╔══

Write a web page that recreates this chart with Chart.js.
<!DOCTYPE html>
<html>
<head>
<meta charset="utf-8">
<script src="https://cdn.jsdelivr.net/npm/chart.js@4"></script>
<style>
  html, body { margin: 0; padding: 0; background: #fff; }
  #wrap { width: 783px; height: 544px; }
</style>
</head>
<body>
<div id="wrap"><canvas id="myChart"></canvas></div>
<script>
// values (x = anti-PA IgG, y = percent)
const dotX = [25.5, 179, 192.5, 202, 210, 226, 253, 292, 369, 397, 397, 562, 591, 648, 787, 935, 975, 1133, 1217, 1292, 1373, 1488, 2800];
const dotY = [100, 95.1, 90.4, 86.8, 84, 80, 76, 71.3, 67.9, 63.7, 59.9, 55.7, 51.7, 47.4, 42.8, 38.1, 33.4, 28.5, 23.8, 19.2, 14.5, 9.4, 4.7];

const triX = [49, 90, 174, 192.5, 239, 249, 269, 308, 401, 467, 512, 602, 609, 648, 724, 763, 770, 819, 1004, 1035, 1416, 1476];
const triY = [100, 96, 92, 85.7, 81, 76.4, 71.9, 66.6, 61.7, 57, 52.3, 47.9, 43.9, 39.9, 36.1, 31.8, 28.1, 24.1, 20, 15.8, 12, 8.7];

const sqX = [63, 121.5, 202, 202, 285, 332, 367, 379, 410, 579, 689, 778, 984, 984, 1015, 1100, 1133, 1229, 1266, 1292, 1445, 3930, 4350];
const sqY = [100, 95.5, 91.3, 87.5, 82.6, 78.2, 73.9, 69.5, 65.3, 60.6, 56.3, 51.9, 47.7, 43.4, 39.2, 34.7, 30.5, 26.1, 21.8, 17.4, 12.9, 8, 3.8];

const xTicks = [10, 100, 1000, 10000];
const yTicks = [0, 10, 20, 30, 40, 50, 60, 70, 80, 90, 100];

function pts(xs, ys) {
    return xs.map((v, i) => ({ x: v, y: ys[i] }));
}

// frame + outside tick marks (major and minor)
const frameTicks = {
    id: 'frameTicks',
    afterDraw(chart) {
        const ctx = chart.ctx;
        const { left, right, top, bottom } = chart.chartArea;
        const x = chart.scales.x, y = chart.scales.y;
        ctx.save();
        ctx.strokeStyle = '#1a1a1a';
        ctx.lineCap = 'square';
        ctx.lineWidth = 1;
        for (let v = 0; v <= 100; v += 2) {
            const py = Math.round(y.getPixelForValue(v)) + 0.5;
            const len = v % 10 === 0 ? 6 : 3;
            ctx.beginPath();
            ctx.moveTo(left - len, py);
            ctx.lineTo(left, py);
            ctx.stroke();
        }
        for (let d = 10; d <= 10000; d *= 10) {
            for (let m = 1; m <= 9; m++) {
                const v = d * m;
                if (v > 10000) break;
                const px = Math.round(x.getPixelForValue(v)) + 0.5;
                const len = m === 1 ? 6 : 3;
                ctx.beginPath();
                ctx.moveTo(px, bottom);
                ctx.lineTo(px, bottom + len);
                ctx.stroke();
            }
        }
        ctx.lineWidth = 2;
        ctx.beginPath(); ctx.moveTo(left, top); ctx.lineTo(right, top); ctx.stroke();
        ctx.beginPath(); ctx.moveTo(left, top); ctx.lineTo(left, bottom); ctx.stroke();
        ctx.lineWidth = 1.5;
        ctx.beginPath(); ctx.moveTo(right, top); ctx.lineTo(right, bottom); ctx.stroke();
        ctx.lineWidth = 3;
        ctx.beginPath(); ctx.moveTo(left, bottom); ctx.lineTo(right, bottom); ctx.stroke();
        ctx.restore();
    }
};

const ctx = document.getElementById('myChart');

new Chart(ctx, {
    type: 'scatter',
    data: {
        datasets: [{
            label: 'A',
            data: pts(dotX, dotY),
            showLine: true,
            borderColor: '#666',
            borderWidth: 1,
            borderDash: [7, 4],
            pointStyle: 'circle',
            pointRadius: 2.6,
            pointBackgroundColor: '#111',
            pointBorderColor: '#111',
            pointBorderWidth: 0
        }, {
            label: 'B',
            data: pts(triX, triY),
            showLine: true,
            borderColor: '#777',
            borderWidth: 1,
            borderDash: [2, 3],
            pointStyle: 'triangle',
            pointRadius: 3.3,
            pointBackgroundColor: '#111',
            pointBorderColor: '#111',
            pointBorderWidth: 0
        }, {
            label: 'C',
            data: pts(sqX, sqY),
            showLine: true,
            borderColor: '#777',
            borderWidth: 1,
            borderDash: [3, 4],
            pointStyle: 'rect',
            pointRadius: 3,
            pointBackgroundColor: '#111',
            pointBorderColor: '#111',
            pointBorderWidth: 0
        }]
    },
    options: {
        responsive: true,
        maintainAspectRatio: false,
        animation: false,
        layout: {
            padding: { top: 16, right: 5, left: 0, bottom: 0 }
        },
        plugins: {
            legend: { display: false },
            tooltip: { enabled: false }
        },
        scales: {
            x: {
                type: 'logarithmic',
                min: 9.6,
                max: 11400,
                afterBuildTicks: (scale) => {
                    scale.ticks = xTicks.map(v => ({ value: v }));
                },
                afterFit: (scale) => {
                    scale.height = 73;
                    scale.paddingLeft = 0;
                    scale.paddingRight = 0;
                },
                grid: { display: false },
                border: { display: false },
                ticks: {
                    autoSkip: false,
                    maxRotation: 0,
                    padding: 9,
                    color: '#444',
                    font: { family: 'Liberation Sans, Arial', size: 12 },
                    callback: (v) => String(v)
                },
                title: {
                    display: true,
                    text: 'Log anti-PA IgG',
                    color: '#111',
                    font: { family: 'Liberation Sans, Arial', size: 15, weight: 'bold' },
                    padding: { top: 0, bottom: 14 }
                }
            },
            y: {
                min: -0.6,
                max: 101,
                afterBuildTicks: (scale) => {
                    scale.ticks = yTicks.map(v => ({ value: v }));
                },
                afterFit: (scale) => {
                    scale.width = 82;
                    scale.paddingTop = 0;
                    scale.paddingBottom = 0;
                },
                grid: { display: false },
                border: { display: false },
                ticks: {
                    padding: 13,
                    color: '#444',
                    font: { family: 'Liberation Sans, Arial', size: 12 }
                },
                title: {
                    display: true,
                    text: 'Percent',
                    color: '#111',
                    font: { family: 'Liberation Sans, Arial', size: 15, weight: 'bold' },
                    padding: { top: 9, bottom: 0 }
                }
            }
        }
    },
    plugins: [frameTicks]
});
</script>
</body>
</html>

╚══

● EXERCISE DESCRIPTION
Only the lines from the beginning of the material above through the line with "14.5, 9.4, 4.7];" are wanted; extract them exactly.

● RESULT FOR THIS TASK
Write a web page that recreates this chart with Chart.js.
<!DOCTYPE html>
<html>
<head>
<meta charset="utf-8">
<script src="https://cdn.jsdelivr.net/npm/chart.js@4"></script>
<style>
  html, body { margin: 0; padding: 0; background: #fff; }
  #wrap { width: 783px; height: 544px; }
</style>
</head>
<body>
<div id="wrap"><canvas id="myChart"></canvas></div>
<script>
// values (x = anti-PA IgG, y = percent)
const dotX = [25.5, 179, 192.5, 202, 210, 226, 253, 292, 369, 397, 397, 562, 591, 648, 787, 935, 975, 1133, 1217, 1292, 1373, 1488, 2800];
const dotY = [100, 95.1, 90.4, 86.8, 84, 80, 76, 71.3, 67.9, 63.7, 59.9, 55.7, 51.7, 47.4, 42.8, 38.1, 33.4, 28.5, 23.8, 19.2, 14.5, 9.4, 4.7];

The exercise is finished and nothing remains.